◆ **DATA SEGMENT**:
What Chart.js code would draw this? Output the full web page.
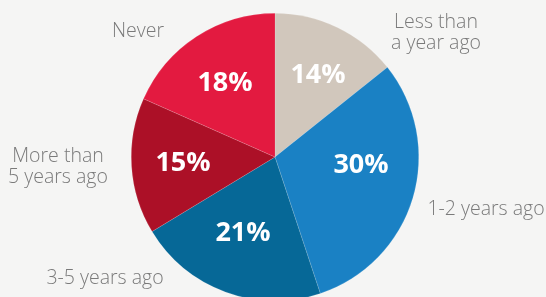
<!DOCTYPE html>
<html>
<head>
<meta charset="utf-8">
<script src="https://cdn.jsdelivr.net/npm/chart.js@4.4.1/dist/chart.umd.min.js"></script>
<style>
  html, body { margin: 0; padding: 0; background: #f5f5f4; overflow: hidden; }
  #wrap { width: 546px; height: 297px; overflow: hidden; }
</style>
</head>
<body>
<div id="wrap"><canvas id="pie" width="546" height="316"></canvas></div>
<script>
const categories = ['Less than\na year ago', '1-2 years ago', '3-5 years ago', 'More than\n5 years ago', 'Never'];
const shares = [14, 30, 21, 15, 18];
const sliceColors = ['#d1c7bc', '#1a81c4', '#066897', '#ac1027', '#e31a40'];

// where the texts sit, as offsets from the pie centre (px)
const pctOffsets = [[43, -82], [86, 8], [-32, 76], [-92, 6], [-50, -74]];
const nameOffsets = [[161, -124], [211, 52], [-170, 121], [-217, 10], [-137, -126]];

const labelPlugin = {
    id: 'sliceLabels',
    afterDatasetsDraw(chart) {
        const ctx = chart.ctx;
        const arcs = chart.getDatasetMeta(0).data;
        const cx = arcs[0].x;
        const cy = arcs[0].y;
        ctx.save();
        ctx.textAlign = 'center';
        ctx.textBaseline = 'middle';
        shares.forEach((v, i) => {
            ctx.fillStyle = '#ffffff';
            ctx.font = 'bold 27px "Open Sans"';
            ctx.fillText(v + '%', cx + pctOffsets[i][0], cy + pctOffsets[i][1]);

            ctx.fillStyle = '#7a7a7a';
            ctx.font = '300 19.5px "Open Sans"';
            const lines = categories[i].split('\n');
            const lh = 21;
            const top = cy + nameOffsets[i][1] - (lines.length - 1) * lh / 2;
            lines.forEach((line, j) => {
                ctx.fillText(line, cx + nameOffsets[i][0], top + j * lh);
            });
        });
        ctx.restore();
    }
};

new Chart(document.getElementById('pie'), {
    type: 'pie',
    data: {
        labels: categories,
        datasets: [{
            data: shares,
            backgroundColor: sliceColors,
            borderColor: 'rgba(255,255,255,0.25)',
            borderWidth: 0.5
        }]
    },
    options: {
        responsive: false,
        animation: false,
        devicePixelRatio: 1,
        layout: { padding: { left: 131, right: 127, top: 13, bottom: 15 } },
        plugins: {
            legend: { display: false },
            tooltip: { enabled: false }
        }
    },
    plugins: [labelPlugin]
});
</script>
</body>
</html>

◆ **WORK TO BE COMPLETED**:
Copy the material above exactly and drop the pictures.

◆ **EXERCISE ANSWER**:
What Chart.js code would draw this? Output the full web page.
<!DOCTYPE html>
<html>
<head>
<meta charset="utf-8">
<script src="https://cdn.jsdelivr.net/npm/chart.js@4.4.1/dist/chart.umd.min.js"></script>
<style>
  html, body { margin: 0; padding: 0; background: #f5f5f4; overflow: hidden; }
  #wrap { width: 546px; height: 297px; overflow: hidden; }
</style>
</head>
<body>
<div id="wrap"><canvas id="pie" width="546" height="316"></canvas></div>
<script>
const categories = ['Less than\na year ago', '1-2 years ago', '3-5 years ago', 'More than\n5 years ago', 'Never'];
const shares = [14, 30, 21, 15, 18];
const sliceColors = ['#d1c7bc', '#1a81c4', '#066897', '#ac1027', '#e31a40'];

// where the texts sit, as offsets from the pie centre (px)
const pctOffsets = [[43, -82], [86, 8], [-32, 76], [-92, 6], [-50, -74]];
const nameOffsets = [[161, -124], [211, 52], [-170, 121], [-217, 10], [-137, -126]];

const labelPlugin = {
    id: 'sliceLabels',
    afterDatasetsDraw(chart) {
        const ctx = chart.ctx;
        const arcs = chart.getDatasetMeta(0).data;
        const cx = arcs[0].x;
        const cy = arcs[0].y;
        ctx.save();
        ctx.textAlign = 'center';
        ctx.textBaseline = 'middle';
        shares.forEach((v, i) => {
            ctx.fillStyle = '#ffffff';
            ctx.font = 'bold 27px "Open Sans"';
            ctx.fillText(v + '%', cx + pctOffsets[i][0], cy + pctOffsets[i][1]);

            ctx.fillStyle = '#7a7a7a';
            ctx.font = '300 19.5px "Open Sans"';
            const lines = categories[i].split('\n');
            const lh = 21;
            const top = cy + nameOffsets[i][1] - (lines.length - 1) * lh / 2;
            lines.forEach((line, j) => {
                ctx.fillText(line, cx + nameOffsets[i][0], top + j * lh);
            });
        });
        ctx.restore();
    }
};

new Chart(document.getElementById('pie'), {
    type: 'pie',
    data: {
        labels: categories,
        datasets: [{
            data: shares,
            backgroundColor: sliceColors,
            borderColor: 'rgba(255,255,255,0.25)',
            borderWidth: 0.5
        }]
    },
    options: {
        responsive: false,
        animation: false,
        devicePixelRatio: 1,
        layout: { padding: { left: 131, right: 127, top: 13, bottom: 15 } },
        plugins: {
            legend: { display: false },
            tooltip: { enabled: false }
        }
    },
    plugins: [labelPlugin]
});
</script>
</body>
</html>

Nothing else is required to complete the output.